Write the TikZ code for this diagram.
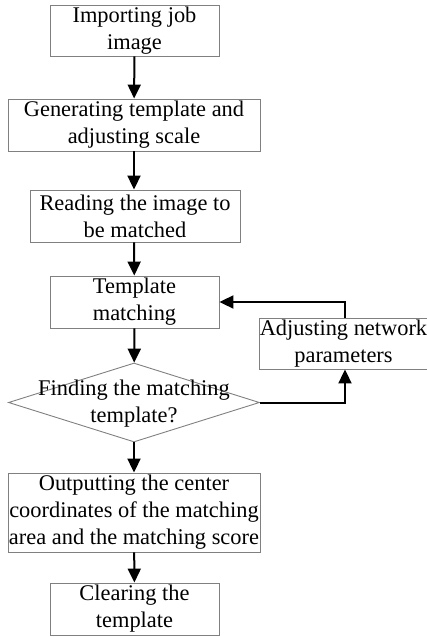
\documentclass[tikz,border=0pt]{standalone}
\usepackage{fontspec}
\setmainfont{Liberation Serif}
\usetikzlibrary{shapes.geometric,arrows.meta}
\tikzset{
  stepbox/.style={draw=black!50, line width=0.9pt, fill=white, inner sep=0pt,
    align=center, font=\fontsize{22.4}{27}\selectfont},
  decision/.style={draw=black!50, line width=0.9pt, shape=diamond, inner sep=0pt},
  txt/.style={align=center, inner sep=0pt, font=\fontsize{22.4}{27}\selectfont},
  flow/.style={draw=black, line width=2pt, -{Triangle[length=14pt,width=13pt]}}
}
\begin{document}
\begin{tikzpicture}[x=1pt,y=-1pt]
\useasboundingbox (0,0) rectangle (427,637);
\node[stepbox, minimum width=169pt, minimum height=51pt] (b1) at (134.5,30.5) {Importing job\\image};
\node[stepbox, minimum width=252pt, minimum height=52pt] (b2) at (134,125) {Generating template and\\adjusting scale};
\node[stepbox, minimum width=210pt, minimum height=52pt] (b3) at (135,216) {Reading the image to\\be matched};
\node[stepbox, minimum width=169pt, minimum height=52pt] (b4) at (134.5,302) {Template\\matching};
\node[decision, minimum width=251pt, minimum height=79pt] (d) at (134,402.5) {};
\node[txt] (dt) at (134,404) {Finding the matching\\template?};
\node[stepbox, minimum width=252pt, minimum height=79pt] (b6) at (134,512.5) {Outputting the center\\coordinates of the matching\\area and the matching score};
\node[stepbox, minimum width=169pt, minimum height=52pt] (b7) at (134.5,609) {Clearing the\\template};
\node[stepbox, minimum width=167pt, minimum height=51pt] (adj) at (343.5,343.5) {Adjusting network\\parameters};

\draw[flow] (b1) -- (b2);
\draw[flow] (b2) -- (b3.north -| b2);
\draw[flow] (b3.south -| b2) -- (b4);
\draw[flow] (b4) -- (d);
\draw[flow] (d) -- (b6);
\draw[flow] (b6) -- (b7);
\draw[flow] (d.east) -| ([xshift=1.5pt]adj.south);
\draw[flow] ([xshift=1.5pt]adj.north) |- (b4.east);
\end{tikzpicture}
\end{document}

Exercise task: Omit every picture while copying the listing above exactly.

Task answer:
Write the TikZ code for this diagram.
\documentclass[tikz,border=0pt]{standalone}
\usepackage{fontspec}
\setmainfont{Liberation Serif}
\usetikzlibrary{shapes.geometric,arrows.meta}
\tikzset{
  stepbox/.style={draw=black!50, line width=0.9pt, fill=white, inner sep=0pt,
    align=center, font=\fontsize{22.4}{27}\selectfont},
  decision/.style={draw=black!50, line width=0.9pt, shape=diamond, inner sep=0pt},
  txt/.style={align=center, inner sep=0pt, font=\fontsize{22.4}{27}\selectfont},
  flow/.style={draw=black, line width=2pt, -{Triangle[length=14pt,width=13pt]}}
}
\begin{document}
\begin{tikzpicture}[x=1pt,y=-1pt]
\useasboundingbox (0,0) rectangle (427,637);
\node[stepbox, minimum width=169pt, minimum height=51pt] (b1) at (134.5,30.5) {Importing job\\image};
\node[stepbox, minimum width=252pt, minimum height=52pt] (b2) at (134,125) {Generating template and\\adjusting scale};
\node[stepbox, minimum width=210pt, minimum height=52pt] (b3) at (135,216) {Reading the image to\\be matched};
\node[stepbox, minimum width=169pt, minimum height=52pt] (b4) at (134.5,302) {Template\\matching};
\node[decision, minimum width=251pt, minimum height=79pt] (d) at (134,402.5) {};
\node[txt] (dt) at (134,404) {Finding the matching\\template?};
\node[stepbox, minimum width=252pt, minimum height=79pt] (b6) at (134,512.5) {Outputting the center\\coordinates of the matching\\area and the matching score};
\node[stepbox, minimum width=169pt, minimum height=52pt] (b7) at (134.5,609) {Clearing the\\template};
\node[stepbox, minimum width=167pt, minimum height=51pt] (adj) at (343.5,343.5) {Adjusting network\\parameters};

\draw[flow] (b1) -- (b2);
\draw[flow] (b2) -- (b3.north -| b2);
\draw[flow] (b3.south -| b2) -- (b4);
\draw[flow] (b4) -- (d);
\draw[flow] (d) -- (b6);
\draw[flow] (b6) -- (b7);
\draw[flow] (d.east) -| ([xshift=1.5pt]adj.south);
\draw[flow] ([xshift=1.5pt]adj.north) |- (b4.east);
\end{tikzpicture}
\end{document}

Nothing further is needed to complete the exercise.